## COLLECTED DATA
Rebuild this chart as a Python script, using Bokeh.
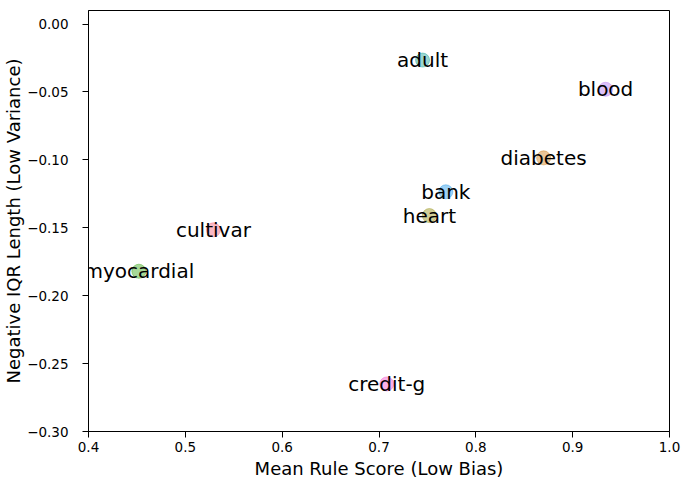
from bokeh.plotting import figure
from bokeh.models import ColumnDataSource, FixedTicker, Range1d, Label
from bokeh.embed import file_html
from bokeh.resources import INLINE

datasets = ["adult", "blood", "diabetes", "bank", "heart", "cultivar", "myocardial", "credit-g"]
mean_rule_score = [0.745, 0.934, 0.870, 0.769, 0.752, 0.529, 0.452, 0.708]
neg_iqr_length = [-0.0265, -0.048, -0.0985, -0.1235, -0.141, -0.1515, -0.182, -0.265]
palette = ["#36ada4", "#bb83f4", "#d58c32", "#3ba3ec", "#a4a031", "#f77189", "#50b131", "#f564d4"]

x_ticks = [0.4, 0.5, 0.6, 0.7, 0.8, 0.9, 1.0]
y_ticks = [0.0, -0.05, -0.10, -0.15, -0.20, -0.25, -0.30]

src = ColumnDataSource(dict(x=mean_rule_score, y=neg_iqr_length, name=datasets, color=palette))

p = figure(width=681, height=482, output_backend="svg", toolbar_location=None,
           x_range=Range1d(0.4, 1.0), y_range=Range1d(-0.30, 0.01),
           min_border_left=88, min_border_right=12, min_border_top=10, min_border_bottom=51)

p.scatter("x", "y", source=src, size=14, fill_color="color", line_color="color",
          fill_alpha=0.5, line_alpha=0.5)
for name, xv, yv in zip(datasets, mean_rule_score, neg_iqr_length):
    p.add_layout(Label(x=xv, y=yv, text=name, text_align="center", text_baseline="middle",
                       text_font="DejaVu Sans", text_font_size="20px", text_color="black"))

p.xgrid.visible = False
p.ygrid.visible = False
p.outline_line_color = "black"
p.outline_line_width = 1
p.outline_line_alpha = 1
p.background_fill_color = "white"
p.border_fill_color = "white"

p.xaxis.ticker = FixedTicker(ticks=x_ticks)
p.yaxis.ticker = FixedTicker(ticks=y_ticks)
p.xaxis.major_label_overrides = {t: f"{t:.1f}" for t in x_ticks}
p.yaxis.major_label_overrides = {t: f"{t:.2f}".replace("-", "\u2212") for t in y_ticks}

p.xaxis.axis_label = "Mean Rule Score (Low Bias)"
p.yaxis.axis_label = "Negative IQR Length (Low Variance)"

for ax in (p.xaxis, p.yaxis):
    ax.axis_label_text_font = "DejaVu Sans"
    ax.axis_label_text_font_size = "18px"
    ax.axis_label_text_font_style = "normal"
    ax.axis_label_text_color = "black"
    ax.major_label_text_font = "DejaVu Sans"
    ax.major_label_text_font_size = "13.5px"
    ax.major_label_text_color = "black"
    ax.major_tick_out = 6
    ax.major_tick_in = 0
    ax.minor_tick_line_color = None
    ax.axis_line_color = "black"
    ax.major_tick_line_color = "black"

p.yaxis.major_label_standoff = 14
p.yaxis.axis_label_standoff = 0
p.xaxis.major_label_standoff = 4
p.xaxis.axis_label_standoff = 3

open("out.html", "w").write(file_html(p, INLINE))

## PROBLEM STATEMENT
Copy exactly the lines running from the beginning of the listing through the line that has "from bokeh.resources import INLINE". Drop the pictures.

## FINAL RESULT
Rebuild this chart as a Python script, using Bokeh.
from bokeh.plotting import figure
from bokeh.models import ColumnDataSource, FixedTicker, Range1d, Label
from bokeh.embed import file_html
from bokeh.resources import INLINE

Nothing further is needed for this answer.